Diese Theaterheimat hat Stefan Wolfram schon vielerorts gefunden. Die meisten Spuren hinterlässt er mit 20-jähriger Tätigkeit am Schauspielhaus seiner Heimatstadt. Zuerst arbeitet er am Vogtlandtheater als Schauspieler. Ende der 1990er-Jahre wechselt er vom Rampenlicht ins Dunkel der Regie. „Die Arbeit auf der Bühne ist ein stetes Suchen und Scheitern. Wer diesen Prozess nachvollziehen kann, hat eine bessere Verbindung zu den Schauspielern. Ich hoffe, dass ich mir dieses Empfinden bewahren kann“, sagt der 54-Jährige.

Auch das freiberufliche Leben genossen

Auch das ist Oberspielleiter-Aufgabe, wie Ansprechpartner für die Schauspieler zu sein. „Es ist toll, mit einem Ensemble kontinuierlich zu arbeiten, zusammen eine Begeisterung zu finden. Daraus wird die innere Stärke eines Theaters“, sagt der Neu-Bautzener. Dabei hat er auch das freiberufliche Leben ab 2011 genossen. Er arbeitet vor allem für Theater in Sachsen, Thüringen und Brandenburg. Unter anderem bringt er im Februar 2015 am Cottbuser Staatsschauspiel das hochgelobte Stück „Sonnenallee“ auf die Bühne.
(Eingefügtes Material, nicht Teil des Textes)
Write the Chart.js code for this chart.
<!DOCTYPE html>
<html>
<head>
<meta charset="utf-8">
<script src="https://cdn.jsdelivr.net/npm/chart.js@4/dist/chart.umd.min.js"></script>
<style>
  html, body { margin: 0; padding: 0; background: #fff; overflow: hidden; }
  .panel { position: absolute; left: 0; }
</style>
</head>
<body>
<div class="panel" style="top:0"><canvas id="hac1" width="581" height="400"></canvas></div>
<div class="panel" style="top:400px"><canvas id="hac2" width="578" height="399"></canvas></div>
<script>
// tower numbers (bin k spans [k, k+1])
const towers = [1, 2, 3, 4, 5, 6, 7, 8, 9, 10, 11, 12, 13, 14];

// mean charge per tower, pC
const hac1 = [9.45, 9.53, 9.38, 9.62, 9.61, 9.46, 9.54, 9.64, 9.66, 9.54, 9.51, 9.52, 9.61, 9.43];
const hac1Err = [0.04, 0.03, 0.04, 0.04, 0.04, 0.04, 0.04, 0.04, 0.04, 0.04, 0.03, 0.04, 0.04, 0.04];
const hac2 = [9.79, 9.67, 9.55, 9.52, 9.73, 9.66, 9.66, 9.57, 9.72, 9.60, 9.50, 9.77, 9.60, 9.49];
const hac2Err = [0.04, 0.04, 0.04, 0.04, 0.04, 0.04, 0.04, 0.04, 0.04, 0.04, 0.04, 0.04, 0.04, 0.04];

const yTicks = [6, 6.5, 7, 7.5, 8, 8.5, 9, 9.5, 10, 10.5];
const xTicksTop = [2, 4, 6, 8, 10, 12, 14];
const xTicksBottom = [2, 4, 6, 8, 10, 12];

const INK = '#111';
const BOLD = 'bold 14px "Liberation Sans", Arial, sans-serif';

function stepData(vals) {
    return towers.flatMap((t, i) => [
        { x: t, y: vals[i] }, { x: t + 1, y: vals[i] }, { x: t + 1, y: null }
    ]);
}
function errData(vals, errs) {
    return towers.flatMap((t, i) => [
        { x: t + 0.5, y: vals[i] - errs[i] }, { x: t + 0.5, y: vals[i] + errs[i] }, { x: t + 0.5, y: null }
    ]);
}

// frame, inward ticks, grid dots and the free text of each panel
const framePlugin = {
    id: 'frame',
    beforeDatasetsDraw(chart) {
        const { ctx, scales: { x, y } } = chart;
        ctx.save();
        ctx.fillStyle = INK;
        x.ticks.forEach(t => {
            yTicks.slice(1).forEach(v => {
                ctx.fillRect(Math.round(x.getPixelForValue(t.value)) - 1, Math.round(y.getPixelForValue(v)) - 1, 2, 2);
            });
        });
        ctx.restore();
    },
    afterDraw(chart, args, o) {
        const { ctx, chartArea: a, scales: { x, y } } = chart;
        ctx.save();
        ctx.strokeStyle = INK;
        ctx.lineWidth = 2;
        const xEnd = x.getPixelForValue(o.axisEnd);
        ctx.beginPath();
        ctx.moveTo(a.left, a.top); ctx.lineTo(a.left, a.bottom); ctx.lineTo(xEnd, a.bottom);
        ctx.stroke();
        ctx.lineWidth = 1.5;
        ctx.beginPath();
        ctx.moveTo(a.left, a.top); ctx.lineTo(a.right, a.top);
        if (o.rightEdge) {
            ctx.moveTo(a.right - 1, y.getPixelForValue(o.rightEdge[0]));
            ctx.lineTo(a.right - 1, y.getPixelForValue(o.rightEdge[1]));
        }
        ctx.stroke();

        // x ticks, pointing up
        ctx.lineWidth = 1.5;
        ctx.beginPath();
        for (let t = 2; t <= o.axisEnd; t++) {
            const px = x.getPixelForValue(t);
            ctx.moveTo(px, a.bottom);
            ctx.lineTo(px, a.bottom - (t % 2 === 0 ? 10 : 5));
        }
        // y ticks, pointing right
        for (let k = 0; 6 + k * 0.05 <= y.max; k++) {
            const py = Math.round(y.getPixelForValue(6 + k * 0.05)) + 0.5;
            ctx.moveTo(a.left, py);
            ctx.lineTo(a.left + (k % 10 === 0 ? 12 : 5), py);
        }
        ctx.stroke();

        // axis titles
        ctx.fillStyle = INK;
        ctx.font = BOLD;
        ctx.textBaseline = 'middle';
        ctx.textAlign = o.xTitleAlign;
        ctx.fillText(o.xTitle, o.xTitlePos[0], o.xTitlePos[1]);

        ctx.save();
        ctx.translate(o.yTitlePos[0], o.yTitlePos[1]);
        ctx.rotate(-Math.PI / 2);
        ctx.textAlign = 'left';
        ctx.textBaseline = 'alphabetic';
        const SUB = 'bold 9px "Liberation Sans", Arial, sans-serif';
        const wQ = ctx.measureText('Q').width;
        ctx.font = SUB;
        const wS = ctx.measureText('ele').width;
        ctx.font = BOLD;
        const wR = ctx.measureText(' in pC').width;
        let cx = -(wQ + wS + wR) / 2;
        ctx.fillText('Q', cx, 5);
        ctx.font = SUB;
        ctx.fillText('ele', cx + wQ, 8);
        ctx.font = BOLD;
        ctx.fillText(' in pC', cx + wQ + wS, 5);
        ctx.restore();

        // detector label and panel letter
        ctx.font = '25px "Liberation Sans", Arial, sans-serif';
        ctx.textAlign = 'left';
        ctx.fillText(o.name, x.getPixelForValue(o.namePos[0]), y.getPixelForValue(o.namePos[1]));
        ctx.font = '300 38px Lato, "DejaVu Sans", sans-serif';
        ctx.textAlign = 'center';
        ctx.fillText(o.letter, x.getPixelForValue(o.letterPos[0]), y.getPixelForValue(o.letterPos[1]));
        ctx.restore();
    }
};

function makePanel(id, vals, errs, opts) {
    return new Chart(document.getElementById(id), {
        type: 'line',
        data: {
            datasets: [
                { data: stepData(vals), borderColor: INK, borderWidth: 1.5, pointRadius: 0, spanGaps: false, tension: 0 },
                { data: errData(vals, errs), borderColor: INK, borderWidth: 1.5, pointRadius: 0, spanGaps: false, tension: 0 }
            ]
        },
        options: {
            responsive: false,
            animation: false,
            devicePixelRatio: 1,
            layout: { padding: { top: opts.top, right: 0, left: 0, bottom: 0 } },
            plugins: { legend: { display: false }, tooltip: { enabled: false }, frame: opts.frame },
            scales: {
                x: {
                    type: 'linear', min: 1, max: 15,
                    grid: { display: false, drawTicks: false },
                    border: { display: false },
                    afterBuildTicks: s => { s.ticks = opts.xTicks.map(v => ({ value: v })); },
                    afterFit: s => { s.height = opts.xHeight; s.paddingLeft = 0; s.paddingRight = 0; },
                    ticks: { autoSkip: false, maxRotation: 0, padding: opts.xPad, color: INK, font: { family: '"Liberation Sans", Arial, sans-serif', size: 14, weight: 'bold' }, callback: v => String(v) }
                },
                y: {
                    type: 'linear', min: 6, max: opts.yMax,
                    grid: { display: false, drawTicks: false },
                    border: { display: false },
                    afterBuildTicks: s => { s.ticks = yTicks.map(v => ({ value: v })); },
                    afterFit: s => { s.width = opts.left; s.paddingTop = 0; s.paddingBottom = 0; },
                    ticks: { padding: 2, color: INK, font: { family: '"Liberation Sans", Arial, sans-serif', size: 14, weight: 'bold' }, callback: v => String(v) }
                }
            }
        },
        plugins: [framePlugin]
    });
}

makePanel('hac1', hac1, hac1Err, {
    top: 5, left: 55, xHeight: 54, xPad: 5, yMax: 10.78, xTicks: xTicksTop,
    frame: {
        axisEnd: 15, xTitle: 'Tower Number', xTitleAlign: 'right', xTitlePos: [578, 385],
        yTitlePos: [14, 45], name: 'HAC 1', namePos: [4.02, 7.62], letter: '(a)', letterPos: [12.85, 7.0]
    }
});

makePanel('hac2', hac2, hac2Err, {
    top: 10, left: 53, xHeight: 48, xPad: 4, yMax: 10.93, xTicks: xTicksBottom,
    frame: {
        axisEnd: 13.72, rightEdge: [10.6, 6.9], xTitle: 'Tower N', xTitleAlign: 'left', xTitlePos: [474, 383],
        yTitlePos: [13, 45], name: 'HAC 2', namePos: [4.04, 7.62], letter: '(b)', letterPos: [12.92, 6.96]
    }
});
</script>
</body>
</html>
Für das Theater Chemnitz inszeniert er im vergangenen Jahr „Robin Hood“ unter freiem Himmel auf der Küchwaldbühne.

Nach diesen unsteten Jahren will Stefan Wolfram nun Wurzeln in Bautzen wie die Platane im Theatergarten schlagen. „Stadttheater sind regionale Zentren. Es bietet immer ein kollektives Erlebnis, etwas live mitzuerleben. Die Menschen sollten wieder vielmehr ins Theater gehen, in einer Zeit, wo sie das Leben nur noch posten“, sagt der Oberspielleiter. Ihn interessiert auch die sorbische Sprache und Kultur. Die „zweisprachige Region“ war für ihn nur abstrakt. „Doch dann bist Du da und unterhältst Dich mit Menschen auf Deutsch, die wenig später mit dem nächsten Gesprächspartner Sorbisch sprechen“, sagt er.
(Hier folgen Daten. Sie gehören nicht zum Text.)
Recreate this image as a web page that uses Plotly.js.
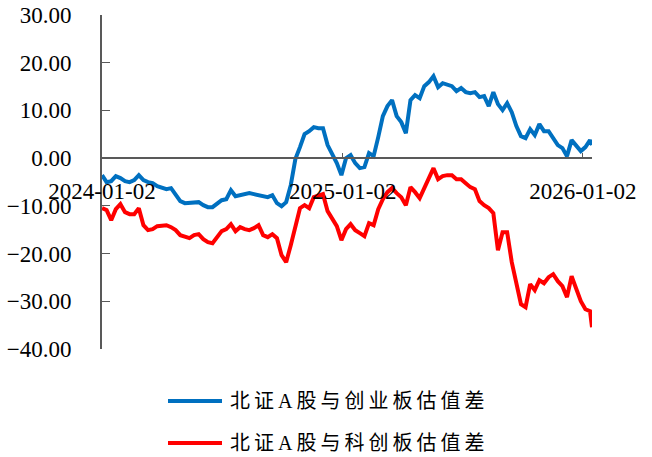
<!DOCTYPE html>
<html>
<head>
<meta charset="utf-8">
<script src="https://cdn.plot.ly/plotly-3.0.1.min.js"></script>
<style>
html,body{margin:0;padding:0;background:#fff;}
#chart{width:652px;height:457px;}
.annotation-text{letter-spacing:4px;}
</style>
</head>
<body>
<div id="chart"></div>
<script>
const dates = [
"2024-01-02","2024-01-09","2024-01-16","2024-01-23","2024-01-30","2024-02-06","2024-02-13","2024-02-20","2024-02-27","2024-03-05",
"2024-03-12","2024-03-19","2024-03-26","2024-04-02","2024-04-09","2024-04-16","2024-04-23","2024-04-30","2024-05-07","2024-05-14",
"2024-05-21","2024-05-28","2024-06-04","2024-06-11","2024-06-18","2024-06-25","2024-07-02","2024-07-09","2024-07-16","2024-07-23",
"2024-07-30","2024-08-06","2024-08-13","2024-08-20","2024-08-27","2024-09-03","2024-09-10","2024-09-17","2024-09-24","2024-10-01",
"2024-10-08","2024-10-15","2024-10-22","2024-10-29","2024-11-05","2024-11-12","2024-11-19","2024-11-26","2024-12-03","2024-12-10",
"2024-12-17","2024-12-24","2024-12-31","2025-01-07","2025-01-14","2025-01-21","2025-01-28","2025-02-04","2025-02-11","2025-02-18",
"2025-02-25","2025-03-04","2025-03-11","2025-03-18","2025-03-25","2025-04-01","2025-04-08","2025-04-15","2025-04-22","2025-04-29",
"2025-05-06","2025-05-13","2025-05-20","2025-05-27","2025-06-03","2025-06-10","2025-06-17","2025-06-24","2025-07-01","2025-07-08",
"2025-07-15","2025-07-22","2025-07-29","2025-08-05","2025-08-12","2025-08-19","2025-08-26","2025-09-02","2025-09-09","2025-09-16",
"2025-09-23","2025-09-30","2025-10-07","2025-10-14","2025-10-21","2025-10-28","2025-11-04","2025-11-11","2025-11-18","2025-11-25",
"2025-12-02","2025-12-09","2025-12-16","2025-12-23","2025-12-30","2026-01-06","2026-01-13","2026-01-16"
];
const seriesNames = ["北证A股与创业板估值差", "北证A股与科创板估值差"];
const vsChiNext = [
-3.56,-5.03,-4.82,-3.77,-4.19,-4.82,-5.03,-4.61,-3.56,-4.61,
-5.03,-5.24,-5.87,-6.29,-6.50,-6.29,-7.76,-9.01,-9.43,-9.43,
-9.43,-9.22,-9.85,-10.27,-10.27,-9.43,-8.81,-8.60,-6.71,-7.97,
-7.76,-7.55,-7.34,-7.55,-7.76,-7.97,-8.18,-7.76,-9.43,-10.06,
-9.22,-5.66,-0.21,2.31,5.03,5.66,6.50,6.29,6.29,2.73,
0.84,-1.05,-3.56,0.00,0.63,-1.05,-2.10,-1.89,1.05,0.42,
4.40,8.81,10.90,12.16,8.81,7.55,5.24,12.16,13.21,12.58,
15.09,15.93,17.19,14.88,15.72,15.51,15.09,14.05,14.68,13.84,
13.63,13.84,12.79,13.00,10.90,13.84,11.32,10.06,11.53,9.64,
6.71,4.61,4.19,6.08,4.82,7.13,5.66,5.66,4.19,2.73,
2.10,0.42,3.77,2.73,1.47,2.31,3.77,2.73
];
const vsStar = [
-10.48,-10.90,-13.00,-10.69,-9.64,-11.32,-11.74,-11.74,-10.48,-14.05,
-15.09,-14.88,-14.26,-14.05,-14.05,-14.47,-15.09,-16.14,-16.56,-16.77,
-16.14,-15.93,-16.98,-17.61,-17.82,-16.56,-15.30,-14.88,-13.84,-15.30,
-14.47,-14.88,-15.09,-14.68,-14.05,-16.14,-16.56,-15.93,-16.77,-20.34,
-21.80,-18.24,-14.05,-10.48,-9.85,-10.48,-8.18,-7.97,-7.55,-11.11,
-12.58,-14.26,-17.19,-14.88,-13.84,-15.09,-15.72,-16.35,-13.63,-14.05,
-10.69,-8.60,-7.13,-6.29,-7.34,-8.18,-9.85,-6.08,-7.13,-8.39,
-6.29,-4.19,-2.10,-4.40,-3.77,-3.56,-3.56,-4.40,-4.40,-5.24,
-6.08,-6.50,-9.01,-9.85,-10.48,-11.53,-19.29,-15.51,-15.51,-21.80,
-26.21,-30.61,-31.24,-26.42,-27.67,-25.58,-26.21,-24.95,-24.32,-25.79,
-26.83,-29.14,-24.74,-27.67,-29.98,-31.66,-32.08,-35.43
];
const xTickVals = ["2024-01-02","2025-01-02","2026-01-02"];
const xTickText = ["2024-01-02","2025-01-02","2026-01-02"];
const yTickVals = [-40,-30,-20,-10,0,10,20,30];
const colors = ["#0070C0", "#FF0000"];

const traces = [
  {x: dates, y: vsChiNext, type: "scatter", mode: "lines", name: seriesNames[0],
   line: {color: colors[0], width: 4}},
  {x: dates, y: vsStar, type: "scatter", mode: "lines", name: seriesNames[1],
   line: {color: colors[1], width: 4}}
];

const W = 652, H = 457, L = 102, R = 60, T = 15, B = 108;
const pw = W - L - R, ph = H - T - B;
const px = v => (v - L) / pw;
const py = v => (H - B - v) / ph;

const legendRows = [401, 443];
const shapes = legendRows.map((yy, i) => ({
  type: "line", xref: "paper", yref: "paper",
  x0: px(168), x1: px(222), y0: py(yy), y1: py(yy),
  line: {color: colors[i], width: 4}
}));
const annotations = legendRows.map((yy, i) => ({
  xref: "paper", yref: "paper", x: px(228), y: py(yy),
  xanchor: "left", yanchor: "middle", showarrow: false,
  text: seriesNames[i],
  font: {family: "Liberation Serif, Noto Sans CJK SC, serif", size: 20, color: "#000"}
}));

const axisColor = "#595959";
const layout = {
  width: W, height: H,
  margin: {l: L, r: R, t: T, b: B},
  paper_bgcolor: "#fff", plot_bgcolor: "#fff",
  showlegend: false,
  font: {family: "Liberation Serif, Times New Roman, serif", size: 23, color: "#000"},
  xaxis: {
    type: "date",
    range: ["2024-01-02", "2026-01-16"],
    tickmode: "array", tickvals: xTickVals, ticktext: xTickText,
    anchor: "free", position: 40 / 70,
    showline: true, linecolor: axisColor, linewidth: 2,
    ticks: "inside", ticklen: 4, tickwidth: 1, tickcolor: axisColor,
    showgrid: false, zeroline: false,
    ticklabelstandoff: 12,
    tickfont: {family: "Liberation Serif, Times New Roman, serif", size: 23, color: "#000"}
  },
  yaxis: {
    range: [-40, 30],
    tickmode: "array", tickvals: yTickVals, tickformat: ".2f",
    showline: true, linecolor: axisColor, linewidth: 2,
    ticks: "inside", ticklen: 8, tickwidth: 1, tickcolor: axisColor,
    showgrid: false, zeroline: false,
    ticklabelstandoff: 24,
    tickfont: {family: "Liberation Serif, Times New Roman, serif", size: 23, color: "#000"}
  },
  shapes: shapes,
  annotations: annotations
};

Plotly.newPlot("chart", traces, layout, {displayModeBar: false, staticPlot: true});
</script>
</body>
</html>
Stück wird im Gericht aufgeführt

Vorerst muss sich der Regisseur um „Terror“ kümmern. „Ich habe das Stück erst kürzlich am Dresdner Staatsschauspiel gesehen. Wenn man die Vorlage kennt, ist man auf die Umsetzung gespannt. Ich fand spannend, das Urteil zu fällen“, sagt Wolfram. Seine Version wird im Bautzener Schwurgerichtssaal zu sehen sein. Das Besondere am Werk von Ferdinand von Schirach aber ist, dass die Zuschauer Beteiligte eines Prozesses sind, bei dem sie am Ende über Schuld oder Unschuld des Angeklagten richten müssen. Verantworten muss sich ein Bundeswehrsoldat, weil er ein gekidnapptes Flugzeug mit 164 Passagieren abschießt, um ein voll besetztes Fußballstadion vor dem Terroranschlag zu retten.
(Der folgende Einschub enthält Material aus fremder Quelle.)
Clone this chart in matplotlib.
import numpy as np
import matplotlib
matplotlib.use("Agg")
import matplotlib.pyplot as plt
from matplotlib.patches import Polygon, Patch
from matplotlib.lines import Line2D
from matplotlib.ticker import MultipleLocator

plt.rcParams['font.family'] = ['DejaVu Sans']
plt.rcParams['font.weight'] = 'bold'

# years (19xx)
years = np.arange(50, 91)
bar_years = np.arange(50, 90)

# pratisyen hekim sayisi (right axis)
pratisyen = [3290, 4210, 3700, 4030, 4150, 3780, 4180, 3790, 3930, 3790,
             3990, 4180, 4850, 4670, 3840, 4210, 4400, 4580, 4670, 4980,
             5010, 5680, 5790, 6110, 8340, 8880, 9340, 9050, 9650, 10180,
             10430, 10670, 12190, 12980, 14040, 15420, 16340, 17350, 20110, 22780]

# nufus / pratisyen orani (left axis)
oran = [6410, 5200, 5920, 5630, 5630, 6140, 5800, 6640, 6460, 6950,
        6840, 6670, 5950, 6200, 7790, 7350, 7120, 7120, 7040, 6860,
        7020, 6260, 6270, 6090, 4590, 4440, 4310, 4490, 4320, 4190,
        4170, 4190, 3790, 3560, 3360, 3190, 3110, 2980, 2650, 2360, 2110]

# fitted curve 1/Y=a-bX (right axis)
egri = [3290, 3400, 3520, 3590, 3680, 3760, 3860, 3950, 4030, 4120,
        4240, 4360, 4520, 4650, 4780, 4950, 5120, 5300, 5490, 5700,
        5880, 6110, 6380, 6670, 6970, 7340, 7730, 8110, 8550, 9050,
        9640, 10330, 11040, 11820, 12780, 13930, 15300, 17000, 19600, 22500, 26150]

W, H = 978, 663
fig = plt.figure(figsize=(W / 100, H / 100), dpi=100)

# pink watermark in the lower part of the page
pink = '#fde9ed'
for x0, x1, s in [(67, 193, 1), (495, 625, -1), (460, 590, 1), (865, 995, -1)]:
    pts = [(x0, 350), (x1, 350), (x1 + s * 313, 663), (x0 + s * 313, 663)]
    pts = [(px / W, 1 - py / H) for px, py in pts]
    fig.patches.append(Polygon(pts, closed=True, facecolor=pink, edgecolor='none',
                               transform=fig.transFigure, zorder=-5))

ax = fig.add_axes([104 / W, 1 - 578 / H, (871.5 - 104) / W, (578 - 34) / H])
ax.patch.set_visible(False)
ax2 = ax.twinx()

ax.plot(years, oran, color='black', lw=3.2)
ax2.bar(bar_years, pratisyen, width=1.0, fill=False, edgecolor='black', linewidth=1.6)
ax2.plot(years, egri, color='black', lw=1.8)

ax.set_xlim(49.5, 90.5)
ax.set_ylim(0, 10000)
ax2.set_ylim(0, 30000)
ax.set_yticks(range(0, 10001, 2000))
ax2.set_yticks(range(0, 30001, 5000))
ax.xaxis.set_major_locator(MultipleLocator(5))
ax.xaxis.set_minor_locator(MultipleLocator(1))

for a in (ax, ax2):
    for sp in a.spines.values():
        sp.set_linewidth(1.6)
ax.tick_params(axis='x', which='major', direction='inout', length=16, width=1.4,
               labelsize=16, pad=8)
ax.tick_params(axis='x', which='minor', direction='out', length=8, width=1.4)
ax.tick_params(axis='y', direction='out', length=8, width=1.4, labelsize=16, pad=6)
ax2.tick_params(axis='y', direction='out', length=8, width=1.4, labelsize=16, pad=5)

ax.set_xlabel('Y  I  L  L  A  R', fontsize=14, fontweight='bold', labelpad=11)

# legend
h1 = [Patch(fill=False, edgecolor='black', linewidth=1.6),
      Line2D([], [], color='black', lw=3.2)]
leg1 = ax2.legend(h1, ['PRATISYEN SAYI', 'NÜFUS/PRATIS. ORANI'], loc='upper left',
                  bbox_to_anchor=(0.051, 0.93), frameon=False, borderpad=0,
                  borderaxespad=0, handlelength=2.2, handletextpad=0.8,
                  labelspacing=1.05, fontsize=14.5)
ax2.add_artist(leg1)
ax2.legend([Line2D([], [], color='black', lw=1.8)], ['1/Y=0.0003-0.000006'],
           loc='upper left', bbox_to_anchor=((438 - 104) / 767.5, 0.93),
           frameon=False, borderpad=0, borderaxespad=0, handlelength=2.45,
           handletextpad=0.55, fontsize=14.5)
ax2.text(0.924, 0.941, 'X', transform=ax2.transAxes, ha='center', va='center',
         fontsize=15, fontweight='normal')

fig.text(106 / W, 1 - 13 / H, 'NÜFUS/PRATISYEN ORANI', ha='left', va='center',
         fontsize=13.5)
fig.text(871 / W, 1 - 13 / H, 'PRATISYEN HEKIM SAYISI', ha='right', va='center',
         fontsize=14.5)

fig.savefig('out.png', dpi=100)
Stefan Wolfram greift nach seiner Tasche. „Wir verfallen gern in Schwarz-Weiß-Denken, aber wie dieses Stück zeigt, können wir Fragen nicht mehr mit Gut oder Böse beantworten. Die Gesellschaft ist im Wandel. Terrorismus macht es uns nicht leicht, Werte aufrechtzuerhalten. Wichtig ist doch, im Gespräch zu bleiben“, sagt der Oberspielleiter ernst und verabschiedet sich nicht ohne Blick auf die Platane. Unter ihrem Blätterdach gehen in den kommenden Tagen die Proben zu „Terror“ weiter, zwei weitere Regiearbeiten folgen noch in der Spielzeit.